## Data records
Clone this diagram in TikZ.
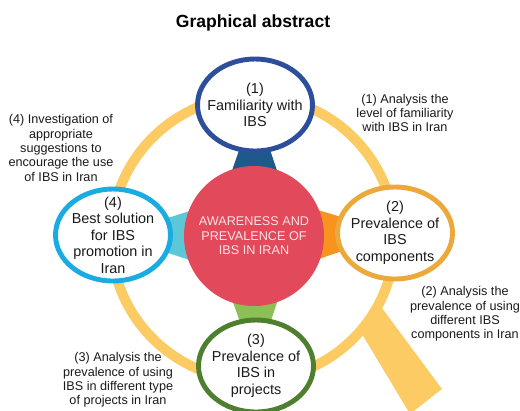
\documentclass[tikz,border=0pt]{standalone}
\usepackage{fontspec}
\setmainfont{Liberation Sans}
\usetikzlibrary{positioning, shapes.geometric, calc, backgrounds}
\definecolor{ringyellow}{HTML}{FDCB63}
\definecolor{corered}{HTML}{E2495A}
\definecolor{coretext}{HTML}{FDE3E6}
\definecolor{navyline}{HTML}{2D4F9B}
\definecolor{navyfill}{HTML}{1D5A89}
\definecolor{skyline}{HTML}{1AABE3}
\definecolor{skyfill}{HTML}{5CC8D7}
\definecolor{goldline}{HTML}{EAA93A}
\definecolor{goldfill}{HTML}{F7931E}
\definecolor{leafline}{HTML}{4E7F2E}
\definecolor{leaffill}{HTML}{8CBF55}
\definecolor{textmain}{HTML}{1A1A1A}

\begin{document}
\begin{tikzpicture}[
    x=0.02cm, y=-0.02cm,
    sat/.style={ellipse, fill=white, line width=2.8pt, inner sep=-12pt,
                minimum width=2.3cm, minimum height=1.84cm, align=center,
                font=\fontsize{8.2}{9.4}\selectfont, text=textmain},
    core/.style={circle, fill=corered, minimum size=2.8cm, inner sep=0pt,
                 align=center, text=coretext, font=\fontsize{7.2}{8.2}\selectfont},
    note/.style={align=center, inner sep=0pt, text=textmain,
                 font=\fontsize{7.2}{8.2}\selectfont},
    ttl/.style={font=\fontsize{10}{12}\selectfont\bfseries, text=black}
  ]
    \useasboundingbox (0,0) rectangle (520,410);

    \node[ttl] (title) at (253,23) {Graphical abstract};

    \node[core] (aware) at (254,236) {AWARENESS AND\\PREVALENCE OF\\IBS IN IRAN};

    \node[sat, draw=navyline] (famil) at (255,105) {(1)\\Familiarity with\\IBS};
    \node[sat, draw=goldline] (compo) at (395,233) {(2)\\Prevalence of\\IBS\\components};
    \node[sat, draw=leafline] (proje) at (256,366) {(3)\\Prevalence of\\IBS in\\projects};
    \node[sat, draw=skyline]  (promo) at (113,235) {(4)\\Best solution\\for IBS\\promotion in\\Iran};

    \node[note] (an1) at (405,113) {(1) Analysis the\\level of familiarity\\with IBS in Iran};
    \node[note] (an2) at (465,314) {(2) Analysis the\\prevalence of using\\different IBS\\components in Iran};
    \node[note] (an3) at (118,380) {(3) Analysis the\\prevalence of using\\IBS in different type\\of projects in Iran};
    \node[note] (an4) at (61,148) {(4) Investigation of\\appropriate\\suggestions to\\encourage the use\\of IBS in Iran};

    \coordinate (lens) at (253,238);

    \begin{pgfonlayer}{background}
      % magnifier handle and rim
      \fill[ringyellow] (362,334) -- (382,308) -- (442,389) -- (410,414) -- cycle;
      \draw[ringyellow, line width=0.2cm] (lens) circle (142);
      % wedges from the core to each topic
      \fill[navyfill] ($(aware)+(-45,0)$) -- ($(aware)+(45,0)$) -- (famil.center) -- cycle;
      \fill[goldfill] ($(aware)+(0,-45)$) -- ($(aware)+(0,45)$) -- (compo.center) -- cycle;
      \fill[leaffill] ($(aware)+(-45,0)$) -- ($(aware)+(45,0)$) -- (proje.center) -- cycle;
      \fill[skyfill]  ($(aware)+(0,-45)$) -- ($(aware)+(0,45)$) -- (promo.center) -- cycle;
    \end{pgfonlayer}
  \end{tikzpicture}
\end{document}
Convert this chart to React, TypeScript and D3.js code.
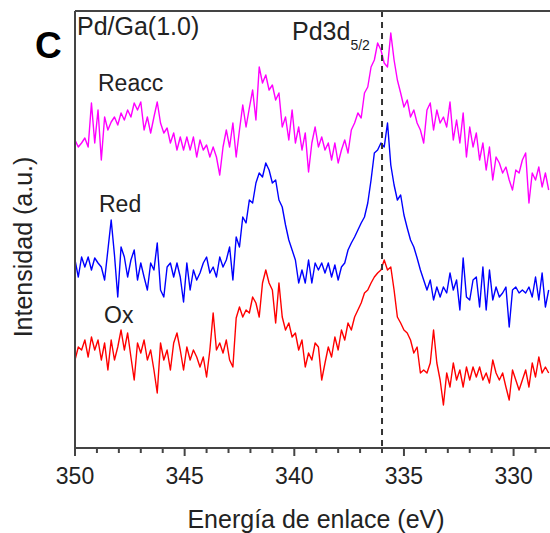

## Instructions for the task
Output all of the data exactly as it stands, minus any images.

## Output for this task
Clone this diagram in TikZ.
\documentclass[tikz,border=0pt]{standalone}
\usepackage{fontspec}
\setmainfont{Liberation Sans}
\usetikzlibrary{positioning, shapes.geometric, calc, backgrounds}
\definecolor{ringyellow}{HTML}{FDCB63}
\definecolor{corered}{HTML}{E2495A}
\definecolor{coretext}{HTML}{FDE3E6}
\definecolor{navyline}{HTML}{2D4F9B}
\definecolor{navyfill}{HTML}{1D5A89}
\definecolor{skyline}{HTML}{1AABE3}
\definecolor{skyfill}{HTML}{5CC8D7}
\definecolor{goldline}{HTML}{EAA93A}
\definecolor{goldfill}{HTML}{F7931E}
\definecolor{leafline}{HTML}{4E7F2E}
\definecolor{leaffill}{HTML}{8CBF55}
\definecolor{textmain}{HTML}{1A1A1A}

\begin{document}
\begin{tikzpicture}[
    x=0.02cm, y=-0.02cm,
    sat/.style={ellipse, fill=white, line width=2.8pt, inner sep=-12pt,
                minimum width=2.3cm, minimum height=1.84cm, align=center,
                font=\fontsize{8.2}{9.4}\selectfont, text=textmain},
    core/.style={circle, fill=corered, minimum size=2.8cm, inner sep=0pt,
                 align=center, text=coretext, font=\fontsize{7.2}{8.2}\selectfont},
    note/.style={align=center, inner sep=0pt, text=textmain,
                 font=\fontsize{7.2}{8.2}\selectfont},
    ttl/.style={font=\fontsize{10}{12}\selectfont\bfseries, text=black}
  ]
    \useasboundingbox (0,0) rectangle (520,410);

    \node[ttl] (title) at (253,23) {Graphical abstract};

    \node[core] (aware) at (254,236) {AWARENESS AND\\PREVALENCE OF\\IBS IN IRAN};

    \node[sat, draw=navyline] (famil) at (255,105) {(1)\\Familiarity with\\IBS};
    \node[sat, draw=goldline] (compo) at (395,233) {(2)\\Prevalence of\\IBS\\components};
    \node[sat, draw=leafline] (proje) at (256,366) {(3)\\Prevalence of\\IBS in\\projects};
    \node[sat, draw=skyline]  (promo) at (113,235) {(4)\\Best solution\\for IBS\\promotion in\\Iran};

    \node[note] (an1) at (405,113) {(1) Analysis the\\level of familiarity\\with IBS in Iran};
    \node[note] (an2) at (465,314) {(2) Analysis the\\prevalence of using\\different IBS\\components in Iran};
    \node[note] (an3) at (118,380) {(3) Analysis the\\prevalence of using\\IBS in different type\\of projects in Iran};
    \node[note] (an4) at (61,148) {(4) Investigation of\\appropriate\\suggestions to\\encourage the use\\of IBS in Iran};

    \coordinate (lens) at (253,238);

    \begin{pgfonlayer}{background}
      % magnifier handle and rim
      \fill[ringyellow] (362,334) -- (382,308) -- (442,389) -- (410,414) -- cycle;
      \draw[ringyellow, line width=0.2cm] (lens) circle (142);
      % wedges from the core to each topic
      \fill[navyfill] ($(aware)+(-45,0)$) -- ($(aware)+(45,0)$) -- (famil.center) -- cycle;
      \fill[goldfill] ($(aware)+(0,-45)$) -- ($(aware)+(0,45)$) -- (compo.center) -- cycle;
      \fill[leaffill] ($(aware)+(-45,0)$) -- ($(aware)+(45,0)$) -- (proje.center) -- cycle;
      \fill[skyfill]  ($(aware)+(0,-45)$) -- ($(aware)+(0,45)$) -- (promo.center) -- cycle;
    \end{pgfonlayer}
  \end{tikzpicture}
\end{document}
Convert this chart to React, TypeScript and D3.js code.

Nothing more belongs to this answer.